CLARKSBURG, W.Va. — The once unnamed alley between Braxton Avenue and Boone Street will now carry the legacy of being named after local legend Tommy Thomas.

On June 3, the City of Clarksburg honored Tommy, a former police officer and boxer, by naming the alleyway after him that is located right behind his house in the Glenwood Hill neighborhood.

“I just want to thank the city of Clarksburg for putting up this sign in his honor today and I know Tommy is smiling,” Tommy’s sister, Sharon King, said.

Tommy, known as a heavyweight boxing champion in West Virginia and Alaska, passed away in October 2021 after going the distance and fighting his final bout against Parkinson’s and dementia for more than 10 years.

While Tommy was a champion in the ring, he was also seen as a champion in life.

“He was the number one champion, at least in my heart and in my world anyways,” Tommy’s wife, Susan Thomas, said.

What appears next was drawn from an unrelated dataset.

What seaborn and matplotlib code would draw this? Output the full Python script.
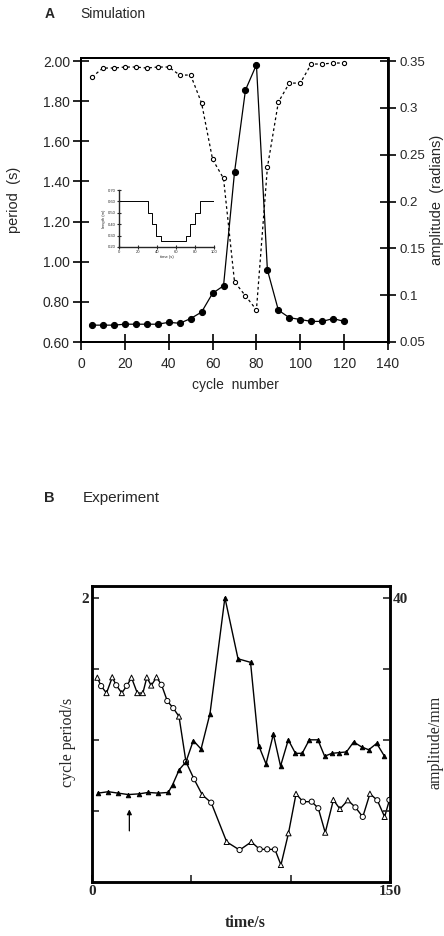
import matplotlib
matplotlib.use("Agg")
import matplotlib.pyplot as plt
import seaborn as sns
import pandas as pd

# Panel A: simulation
cycle = list(range(5, 125, 5))
sim_period = [1.92, 1.965, 1.965, 1.97, 1.97, 1.965, 1.97, 1.97, 1.93, 1.93, 1.79, 1.51,
              1.415, 0.90, 0.83, 0.76, 1.47, 1.795, 1.89, 1.89, 1.985, 1.985, 1.99, 1.99]
sim_amp = [0.068, 0.068, 0.068, 0.069, 0.069, 0.069, 0.069, 0.071, 0.070, 0.075, 0.082, 0.102,
           0.110, 0.231, 0.319, 0.346, 0.127, 0.084, 0.076, 0.074, 0.072, 0.072, 0.075, 0.072]
period_ticks = [0.60, 0.80, 1.00, 1.20, 1.40, 1.60, 1.80, 2.00]
amp_ticks = [0.05, 0.1, 0.15, 0.2, 0.25, 0.3, 0.35]
cycle_ticks = [0, 20, 40, 60, 80, 100, 120, 140]

# inset: length schedule
inset_time = [0, 30, 35, 39, 44, 70, 75, 80, 85, 100]
inset_len = [0.60, 0.50, 0.40, 0.30, 0.25, 0.30, 0.40, 0.50, 0.60, 0.60]
inset_xticks = [0, 20, 40, 60, 80, 100]
inset_yticks = [0.20, 0.30, 0.40, 0.50, 0.60, 0.70]

# Panel B: experiment
exp_t_period = [2.7, 4.6, 7.3, 10.2, 12.2, 15.0, 17.5, 19.9, 22.8, 25.6, 27.6, 29.8, 32.5, 35.0,
                 37.9, 40.9, 43.8, 47.3, 51.4, 55.5, 60.0, 67.8, 74.3, 80.2, 84.4, 88.2, 92.1,
                 95.1, 98.9, 102.7, 106.2, 110.6, 113.9, 117.4, 121.5, 124.8, 128.8, 132.6,
                 136.3, 139.9, 143.6, 147.3, 149.7]
exp_period = [1.437, 1.378, 1.329, 1.440, 1.384, 1.329, 1.380, 1.437, 1.329, 1.329, 1.439,
              1.382, 1.440, 1.387, 1.273, 1.223, 1.164, 0.845, 0.723, 0.613, 0.558, 0.282,
              0.225, 0.282, 0.230, 0.230, 0.229, 0.120, 0.343, 0.620, 0.565, 0.565, 0.519,
              0.347, 0.577, 0.514, 0.575, 0.525, 0.458, 0.621, 0.575, 0.458, 0.577]
period_shape = ['t', 'c', 't', 't', 'c', 't', 'c', 't', 't', 't', 't', 't', 't', 'c', 'c',
                'c', 't', 'c', 'c', 't', 'c', 't', 'c', 't', 'c', 'c', 'c', 't', 't', 't',
                'c', 'c', 'c', 't', 't', 't', 't', 'c', 'c', 't', 'c', 't', 'c']
exp_t_amp = [2.9, 8.2, 13.2, 18.3, 23.7, 28.3, 33.4, 38.4, 40.6, 43.9, 47.3, 51.0, 54.9, 59.4,
             66.9, 73.5, 79.8, 83.9, 87.6, 91.3, 94.9, 98.8, 102.4, 105.8, 109.4, 113.7,
             117.1, 120.8, 124.4, 128.1, 131.7, 135.7, 139.3, 143.3, 147.2]
exp_amp = [12.5, 12.7, 12.5, 12.3, 12.4, 12.6, 12.5, 12.6, 13.7, 15.8, 16.9, 19.9, 18.7, 23.7,
           40.0, 31.4, 30.9, 19.2, 16.6, 20.8, 16.3, 20.0, 18.1, 18.1, 20.0, 20.0, 17.7, 18.1,
           18.2, 18.3, 19.7, 19.0, 18.6, 19.5, 17.7]
arrow_time = 18.8

sns.set_theme(style="ticks")
sans = ['Liberation Sans', 'DejaVu Sans']
serif = ['Liberation Serif', 'DejaVu Serif']
plt.rcParams['font.family'] = sans

W, H = 444, 936
fig = plt.figure(figsize=(W / 100, H / 100), dpi=100)


def box(left, top, right, bottom):
    return [left / W, 1 - bottom / H, (right - left) / W, (bottom - top) / H]


# ---------------- panel A ----------------
axA = fig.add_axes(box(81, 58, 388, 342))
axA2 = axA.twinx()

sns.lineplot(x=cycle, y=sim_period, ax=axA, color='black', lw=0.9, linestyle=(0, (2.2, 2.2)),
             marker='o', markersize=3.0, markerfacecolor='white', markeredgecolor='black',
             markeredgewidth=0.8, estimator=None, sort=False)
sns.lineplot(x=cycle, y=sim_amp, ax=axA2, color='black', lw=0.9,
             marker='o', markersize=4.4, markerfacecolor='black', markeredgecolor='black',
             estimator=None, sort=False)

axA.set_xlim(0, 140)
axA.set_ylim(0.60, 2.015)
axA2.set_ylim(0.05, 0.05 + 1.415 * 0.3 / 1.4)
axA.set_xticks(cycle_ticks)
axA.set_yticks(period_ticks, [f"{v:.2f}" for v in period_ticks])
axA2.set_yticks(amp_ticks, [f"{v:g}" for v in amp_ticks])
axA.set_xlabel('')
axA.set_ylabel('')
for a in (axA, axA2):
    for s in a.spines.values():
        s.set_linewidth(1.4)
        s.set_color('black')
axA2.spines['right'].set_linewidth(2.0)
axA.tick_params(axis='y', direction='inout', length=12, width=1.4, labelsize=10, pad=2)
axA.tick_params(axis='x', direction='inout', length=12, width=1.4, labelsize=10, pad=5)
axA2.tick_params(axis='y', direction='inout', length=12, width=1.4, labelsize=9.5, pad=2)

# inset
axI = fig.add_axes(box(119, 190, 214, 247))
sns.lineplot(x=inset_time, y=inset_len, ax=axI, color='black', lw=0.7,
             drawstyle='steps-post', estimator=None, sort=False)
axI.set_xlim(0, 100)
axI.set_ylim(0.20, 0.70)
axI.set_xticks(inset_xticks)
axI.set_yticks(inset_yticks, [f"{v:.2f}" for v in inset_yticks])
axI.spines['top'].set_visible(False)
axI.spines['right'].set_visible(False)
for s in ('left', 'bottom'):
    axI.spines[s].set_linewidth(1.0)
axI.tick_params(axis='both', direction='inout', length=3, width=0.8, labelsize=3, pad=1)
axI.set_xlabel('time (s)', fontsize=3, labelpad=0.5)
axI.set_ylabel('length (m)', fontsize=3, labelpad=1)

fig.text(50 / W, 1 - 14 / H, 'A', fontsize=10, fontweight='bold', ha='center', va='center')
fig.text(80 / W, 1 - 14 / H, 'Simulation', fontsize=10, ha='left', va='center')
fig.text(14 / W, 1 - 200 / H, 'period  (s)', fontsize=10.5, rotation=90, ha='center', va='center')
fig.text(437 / W, 1 - 200 / H, 'amplitude  (radians)', fontsize=10.5, rotation=90,
         ha='center', va='center')
fig.text(235 / W, 1 - 385 / H, 'cycle  number', fontsize=10, ha='center', va='center')

# ---------------- panel B ----------------
axB = fig.add_axes(box(92, 586, 390, 882))
axB2 = axB.twinx()

dfp = pd.DataFrame({'t': exp_t_period, 'p': exp_period, 'shape': period_shape})
sns.lineplot(data=dfp, x='t', y='p', ax=axB, color='black', lw=1.0, estimator=None, sort=False)
sns.scatterplot(data=dfp, x='t', y='p', style='shape', markers={'t': '^', 'c': 'o'},
                color='white', edgecolor='black', linewidth=0.7, s=14, legend=False,
                ax=axB, zorder=3)
sns.lineplot(x=exp_t_amp, y=exp_amp, ax=axB2, color='black', lw=1.0, marker='^',
             markersize=3.2, markerfacecolor='black', markeredgecolor='black',
             estimator=None, sort=False)

axB.set_xlim(0, 150)
axB.set_ylim(0, 2.082)
axB2.set_ylim(0, 2.082 * 20)
axB.set_xticks([0, 50, 100, 150], ['0', '', '', '150'], fontweight='bold', family=serif)
axB.set_yticks([0.5, 1.0, 1.5, 2.0], ['', '', '', '2'], fontweight='bold', family=serif)
axB2.set_yticks([10, 20, 30, 40], ['', '', '', '40'], fontweight='bold', family=serif)
axB.set_xlabel('')
axB.set_ylabel('')
for a in (axB, axB2):
    for s in a.spines.values():
        s.set_linewidth(1.8)
        s.set_color('black')
axB.tick_params(axis='both', direction='in', length=5, width=1.2, labelsize=11, pad=2)
axB2.tick_params(axis='y', direction='in', length=5, width=1.2, labelsize=11, pad=2)

axB.annotate('', xy=(arrow_time, 0.53), xytext=(arrow_time, 0.34),
             arrowprops=dict(arrowstyle='-|>', color='black', lw=0.9, mutation_scale=7))

fig.text(49 / W, 1 - 498 / H, 'B', fontsize=10.5, fontweight='bold', ha='center', va='center')
fig.text(83 / W, 1 - 498 / H, 'Experiment', fontsize=11, ha='left', va='center')
fig.text(68 / W, 1 - 742 / H, 'cycle period/s', fontsize=11.5, family=serif, rotation=90,
         ha='center', va='center')
fig.text(435 / W, 1 - 742 / H, 'amplitude/mm', fontsize=11.5, family=serif, rotation=90,
         ha='center', va='center')
fig.text(245 / W, 1 - 923 / H, 'time/s', fontsize=11.5, family=serif, fontweight='bold',
         ha='center', va='center')

fig.savefig('out.png', dpi=100)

Tommy Thomas was one of the top heavyweight fighters of his time.

At the event, people were recollecting all of their memories with Tommy. When remembering his life, the stories of his impact and laughs just didn’t stop.

Even his family members haven’t heard all of the stories about him, but they certainly knew the impact he had.

“I’ve heard a lot of stories but I haven’t heard them all,” Susan said. “He would do anything for anybody. He would give money to people on the street to go buy food or he would buy food for them. He would give them his watch. That’s just the type of person he was.”

Tommy Thomas

“Stories go on and on about he was a very giving person,” Tommy’s brother, Jerry Thomas, said. “He would give you the shirt off his back if you needed it and he probably did on occasion.”

Tommy’s impact stretched further than just his days as a boxer or police officer, but instead as a person.

“He’s an example of what a person should be, he’s definitely an example of what a police officer should be,” Harrison County Sheriff Robert Matheny said.

“I run into kids today that just thank us and thank us for everything Tommy did for them,” King said. “It’s not your training. It’s your heart. Tommy had a heart for people and he had a heart for children.”